Required task:
Extract the text of each entry below exactly, leaving every image behind.

Excerpted data:
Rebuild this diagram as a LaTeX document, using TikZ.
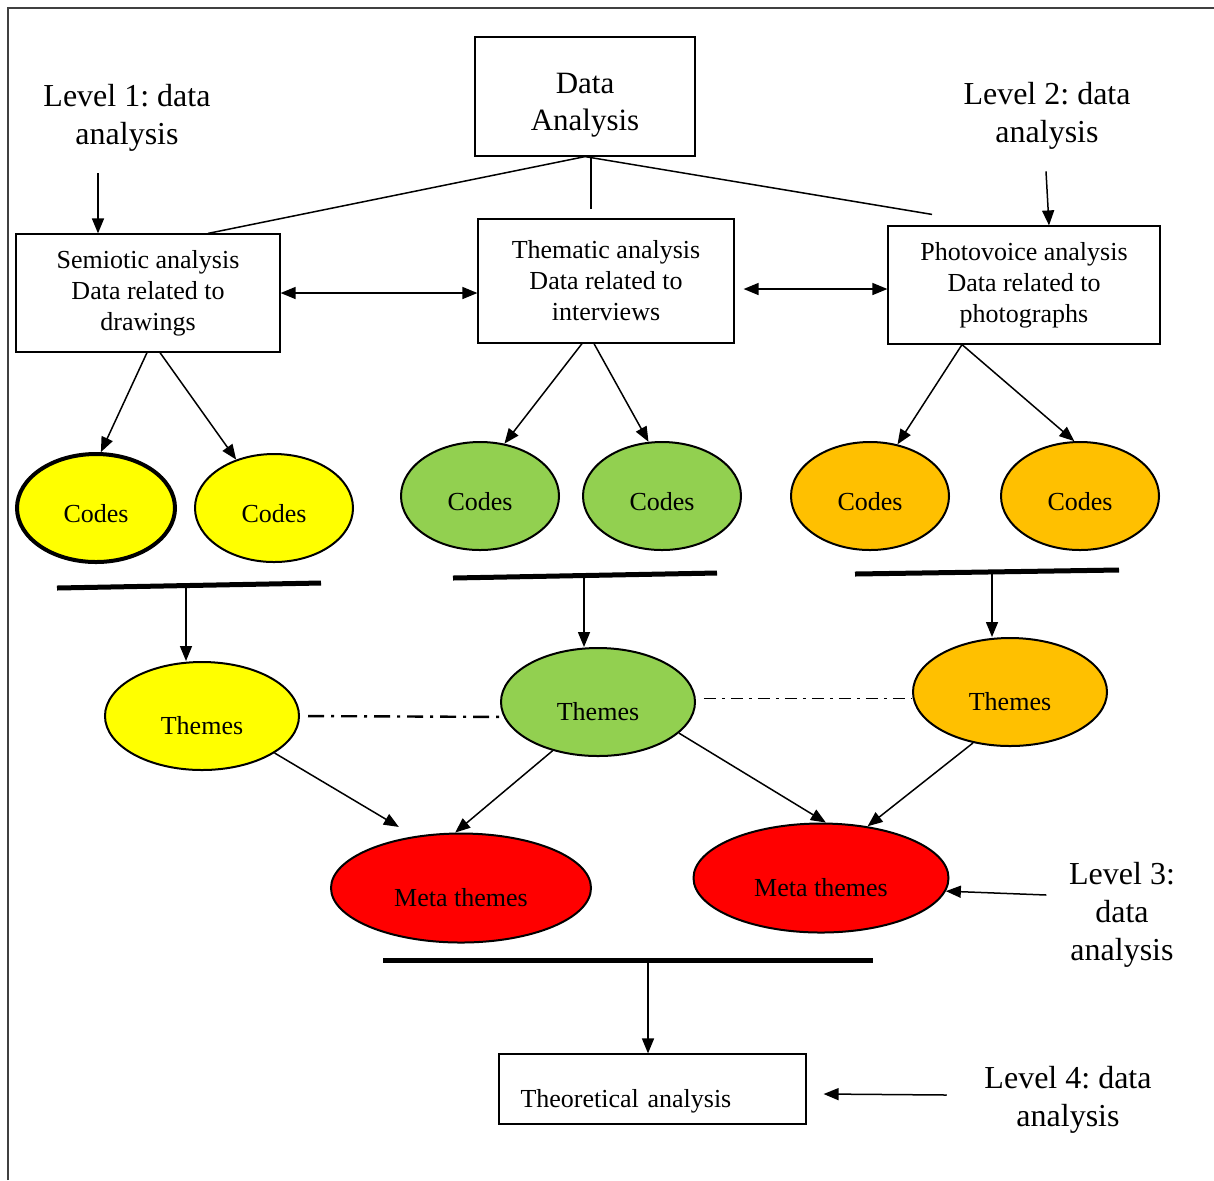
\documentclass[tikz,border=0pt]{standalone}
\usepackage{fontspec}
\setmainfont{Liberation Serif}
\usepackage{tikz}
\usetikzlibrary{arrows.meta,shapes.geometric}
\definecolor{codeyellow}{HTML}{FFFF00}
\definecolor{codegreen}{HTML}{92D050}
\definecolor{codeorange}{HTML}{FFC000}
\definecolor{metared}{HTML}{FF0000}
\newcommand{\lvfont}{\fontsize{16}{19}\selectfont}
\newcommand{\bxfont}{\fontsize{13}{15.5}\selectfont}
\frenchspacing

\begin{document}
\begin{tikzpicture}[x=0.5pt,y=-0.5pt,font=\bxfont,line width=0.75pt,
  arr/.style={-{Triangle[length=7.5pt,width=6pt]}},
  dbl/.style={{Triangle[length=7.5pt,width=6pt]}-{Triangle[length=7.5pt,width=6pt]}},
  box/.style={draw,line width=0.6pt,align=center,inner sep=0pt},
  lvl/.style={font=\lvfont,align=center,inner sep=0pt},
  codes/.style={ellipse,draw,line width=1pt,inner sep=0pt,minimum width=79pt,minimum height=54pt,text height=14pt,text depth=0pt},
  themes/.style={ellipse,draw,line width=1pt,inner sep=0pt,minimum width=97pt,minimum height=54pt,text height=18pt,text depth=0pt},
  meta/.style={ellipse,draw,line width=1pt,inner sep=0pt,fill=metared,minimum width=130pt,minimum height=54.5pt,text height=18pt,text depth=0pt},
  bar/.style={line width=2.5pt}]
\useasboundingbox (0,0) rectangle (1214,1180);
\draw[line width=0.8pt,black!75] (8,1180) -- (8,8) -- (1214,8);

\node[box,minimum width=110pt,minimum height=59.5pt,text height=37.5pt,font=\fontsize{15.5}{18.5}\selectfont] (da) at (585,96.5) {Data\\Analysis};
\node[lvl] (l1) at (127,118) {Level 1: data\\analysis};
\node[lvl] (l2) at (1047,116) {Level 2: data\\analysis};
\node[box,minimum width=132pt,minimum height=59pt] (sem) at (148,293) {Semiotic analysis\\Data related to\\drawings};
\node[box,minimum width=128pt,minimum height=62pt] (th) at (606,281) {Thematic analysis\\Data related to\\interviews};
\node[box,minimum width=136pt,minimum height=59pt] (pv) at (1024,285) {Photovoice analysis\\Data related to\\photographs};

\node[codes,fill=codeyellow,line width=2pt] (c1) at (96,508) {Codes};
\node[codes,fill=codeyellow] (c2) at (274,508) {Codes};
\node[codes,fill=codegreen] (c3) at (480,496) {Codes};
\node[codes,fill=codegreen] (c4) at (662,496) {Codes};
\node[codes,fill=codeorange] (c5) at (870,496) {Codes};
\node[codes,fill=codeorange] (c6) at (1080,496) {Codes};

\node[themes,fill=codeyellow] (t1) at (202,716) {Themes};
\node[themes,fill=codegreen] (t2) at (598,702) {Themes};
\node[themes,fill=codeorange] (t3) at (1010,692) {Themes};

\node[meta] (m1) at (461,888) {Meta themes};
\node[meta,minimum width=127.5pt] (m2) at (821,878) {Meta themes};
\node[lvl] (l3) at (1122,915) {Level 3:\\data\\analysis};

\node[box,minimum width=153.5pt,minimum height=35pt,text width=132pt,inner xsep=10.5pt,align=left,text height=18pt,text depth=0pt] (ta) at (652.5,1089) {Theoretical analysis};
\node[lvl] (l4) at (1068,1100) {Level 4: data\\analysis};

\coordinate (b1a) at (57,588); \coordinate (b1b) at (321,583); \coordinate (b1m) at (186,586);
\coordinate (b2a) at (453,578); \coordinate (b2b) at (717,573); \coordinate (b2m) at (584,576);
\coordinate (b3a) at (855,574); \coordinate (b3b) at (1119,570); \coordinate (b3m) at (992,572);
\coordinate (b4a) at (383,960); \coordinate (b4b) at (873,960); \coordinate (b4m) at (648,960);

\draw (da.south) -- ([xshift=30pt]sem.north);
\draw[shorten >=4.5pt] ([xshift=3pt]da.south) -- ([xshift=-7.5pt]th.north);
\draw (da.south) -- ([xshift=-46pt,yshift=5.5pt]pv.north);
\draw[arr] ([xshift=-25pt,yshift=30pt]sem.north) -- ([xshift=-25pt]sem.north);
\draw[arr] ([xshift=11pt,yshift=27pt]pv.north) -- ([xshift=12.5pt]pv.north);
\draw[dbl] (sem.east) -- (sem.east -| th.west);
\draw[dbl] ([xshift=4.5pt,yshift=-4pt]th.east) -- ([yshift=-2pt]pv.west);

\draw[arr] ([xshift=-0.5pt]sem.south) -- (c1.85);
\draw[arr] ([xshift=6pt]sem.south) -- (c2.128);
\draw[arr] ([xshift=-12pt]th.south) -- (c3.65);
\draw[arr] ([xshift=-6pt]th.south) -- (c4.104);
\draw[arr] ([xshift=-31pt]pv.south) -- (c5.62);
\draw[arr] ([xshift=-31pt]pv.south) -- (c6.96);

\draw[bar] (b1a) -- (b1b);
\draw[bar] (b2a) -- (b2b);
\draw[bar] (b3a) -- (b3b);
\draw[arr] (b1m) -- (b1m |- t1.north);
\draw[arr] (b2m) -- (b2m |- t2.north);
\draw[arr] (b3m) -- (b3m |- t3.north);

\draw[line width=1.2pt,dash pattern=on 8pt off 3.5pt on 1.5pt off 3.5pt,shorten <=4pt] (t1.east) -- (t2.189);
\draw[line width=0.6pt,dash pattern=on 6pt off 3pt on 1.5pt off 3pt,shorten <=4pt] (t2.2) -- (t2.2 -| t3.west);

\draw[arr,shorten >=9pt] (t1.-27) -- (m1.132);
\draw[arr] (t2.227) -- (m1.96);
\draw[arr] (t2.-21) -- (m2.85);
\draw[arr] (t3.234) -- (m2.48);
\draw[arr] ([shift={(-11pt,10pt)}]l3.west) -- (m2.-6);

\draw[bar] (b4a) -- (b4b);
\draw[arr] (b4m) -- (b4m |- ta.north);
\draw[arr] ([shift={(-18.5pt,2.5pt)}]l4.west) -- ([shift={(8.5pt,-2.5pt)}]ta.east);
\end{tikzpicture}
\end{document}
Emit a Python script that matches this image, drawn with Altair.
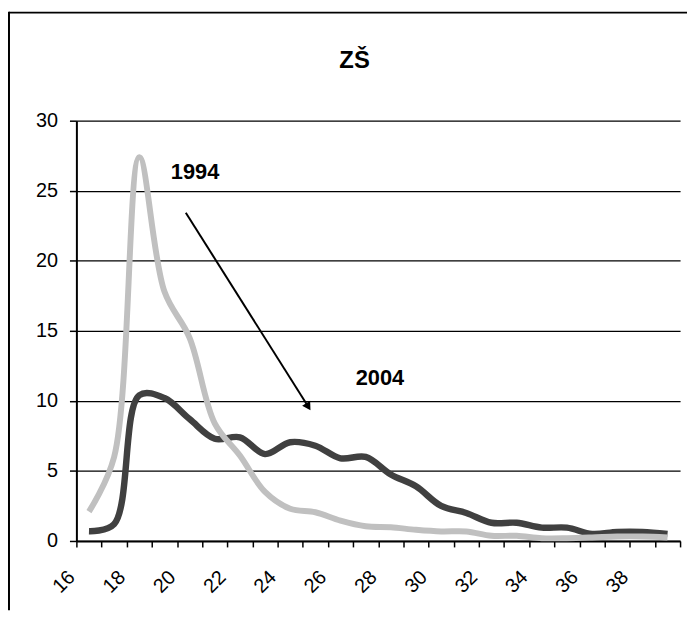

Solved exercise:
Rebuild this diagram as a LaTeX document, using TikZ.
\documentclass[tikz,border=0pt]{standalone}
\usepackage{fontspec}
\setmainfont{Liberation Serif}
\usepackage{tikz}
\usetikzlibrary{arrows.meta,shapes.geometric}
\definecolor{codeyellow}{HTML}{FFFF00}
\definecolor{codegreen}{HTML}{92D050}
\definecolor{codeorange}{HTML}{FFC000}
\definecolor{metared}{HTML}{FF0000}
\newcommand{\lvfont}{\fontsize{16}{19}\selectfont}
\newcommand{\bxfont}{\fontsize{13}{15.5}\selectfont}
\frenchspacing

\begin{document}
\begin{tikzpicture}[x=0.5pt,y=-0.5pt,font=\bxfont,line width=0.75pt,
  arr/.style={-{Triangle[length=7.5pt,width=6pt]}},
  dbl/.style={{Triangle[length=7.5pt,width=6pt]}-{Triangle[length=7.5pt,width=6pt]}},
  box/.style={draw,line width=0.6pt,align=center,inner sep=0pt},
  lvl/.style={font=\lvfont,align=center,inner sep=0pt},
  codes/.style={ellipse,draw,line width=1pt,inner sep=0pt,minimum width=79pt,minimum height=54pt,text height=14pt,text depth=0pt},
  themes/.style={ellipse,draw,line width=1pt,inner sep=0pt,minimum width=97pt,minimum height=54pt,text height=18pt,text depth=0pt},
  meta/.style={ellipse,draw,line width=1pt,inner sep=0pt,fill=metared,minimum width=130pt,minimum height=54.5pt,text height=18pt,text depth=0pt},
  bar/.style={line width=2.5pt}]
\useasboundingbox (0,0) rectangle (1214,1180);
\draw[line width=0.8pt,black!75] (8,1180) -- (8,8) -- (1214,8);

\node[box,minimum width=110pt,minimum height=59.5pt,text height=37.5pt,font=\fontsize{15.5}{18.5}\selectfont] (da) at (585,96.5) {Data\\Analysis};
\node[lvl] (l1) at (127,118) {Level 1: data\\analysis};
\node[lvl] (l2) at (1047,116) {Level 2: data\\analysis};
\node[box,minimum width=132pt,minimum height=59pt] (sem) at (148,293) {Semiotic analysis\\Data related to\\drawings};
\node[box,minimum width=128pt,minimum height=62pt] (th) at (606,281) {Thematic analysis\\Data related to\\interviews};
\node[box,minimum width=136pt,minimum height=59pt] (pv) at (1024,285) {Photovoice analysis\\Data related to\\photographs};

\node[codes,fill=codeyellow,line width=2pt] (c1) at (96,508) {Codes};
\node[codes,fill=codeyellow] (c2) at (274,508) {Codes};
\node[codes,fill=codegreen] (c3) at (480,496) {Codes};
\node[codes,fill=codegreen] (c4) at (662,496) {Codes};
\node[codes,fill=codeorange] (c5) at (870,496) {Codes};
\node[codes,fill=codeorange] (c6) at (1080,496) {Codes};

\node[themes,fill=codeyellow] (t1) at (202,716) {Themes};
\node[themes,fill=codegreen] (t2) at (598,702) {Themes};
\node[themes,fill=codeorange] (t3) at (1010,692) {Themes};

\node[meta] (m1) at (461,888) {Meta themes};
\node[meta,minimum width=127.5pt] (m2) at (821,878) {Meta themes};
\node[lvl] (l3) at (1122,915) {Level 3:\\data\\analysis};

\node[box,minimum width=153.5pt,minimum height=35pt,text width=132pt,inner xsep=10.5pt,align=left,text height=18pt,text depth=0pt] (ta) at (652.5,1089) {Theoretical analysis};
\node[lvl] (l4) at (1068,1100) {Level 4: data\\analysis};

\coordinate (b1a) at (57,588); \coordinate (b1b) at (321,583); \coordinate (b1m) at (186,586);
\coordinate (b2a) at (453,578); \coordinate (b2b) at (717,573); \coordinate (b2m) at (584,576);
\coordinate (b3a) at (855,574); \coordinate (b3b) at (1119,570); \coordinate (b3m) at (992,572);
\coordinate (b4a) at (383,960); \coordinate (b4b) at (873,960); \coordinate (b4m) at (648,960);

\draw (da.south) -- ([xshift=30pt]sem.north);
\draw[shorten >=4.5pt] ([xshift=3pt]da.south) -- ([xshift=-7.5pt]th.north);
\draw (da.south) -- ([xshift=-46pt,yshift=5.5pt]pv.north);
\draw[arr] ([xshift=-25pt,yshift=30pt]sem.north) -- ([xshift=-25pt]sem.north);
\draw[arr] ([xshift=11pt,yshift=27pt]pv.north) -- ([xshift=12.5pt]pv.north);
\draw[dbl] (sem.east) -- (sem.east -| th.west);
\draw[dbl] ([xshift=4.5pt,yshift=-4pt]th.east) -- ([yshift=-2pt]pv.west);

\draw[arr] ([xshift=-0.5pt]sem.south) -- (c1.85);
\draw[arr] ([xshift=6pt]sem.south) -- (c2.128);
\draw[arr] ([xshift=-12pt]th.south) -- (c3.65);
\draw[arr] ([xshift=-6pt]th.south) -- (c4.104);
\draw[arr] ([xshift=-31pt]pv.south) -- (c5.62);
\draw[arr] ([xshift=-31pt]pv.south) -- (c6.96);

\draw[bar] (b1a) -- (b1b);
\draw[bar] (b2a) -- (b2b);
\draw[bar] (b3a) -- (b3b);
\draw[arr] (b1m) -- (b1m |- t1.north);
\draw[arr] (b2m) -- (b2m |- t2.north);
\draw[arr] (b3m) -- (b3m |- t3.north);

\draw[line width=1.2pt,dash pattern=on 8pt off 3.5pt on 1.5pt off 3.5pt,shorten <=4pt] (t1.east) -- (t2.189);
\draw[line width=0.6pt,dash pattern=on 6pt off 3pt on 1.5pt off 3pt,shorten <=4pt] (t2.2) -- (t2.2 -| t3.west);

\draw[arr,shorten >=9pt] (t1.-27) -- (m1.132);
\draw[arr] (t2.227) -- (m1.96);
\draw[arr] (t2.-21) -- (m2.85);
\draw[arr] (t3.234) -- (m2.48);
\draw[arr] ([shift={(-11pt,10pt)}]l3.west) -- (m2.-6);

\draw[bar] (b4a) -- (b4b);
\draw[arr] (b4m) -- (b4m |- ta.north);
\draw[arr] ([shift={(-18.5pt,2.5pt)}]l4.west) -- ([shift={(8.5pt,-2.5pt)}]ta.east);
\end{tikzpicture}
\end{document}
Emit a Python script that matches this image, drawn with Altair.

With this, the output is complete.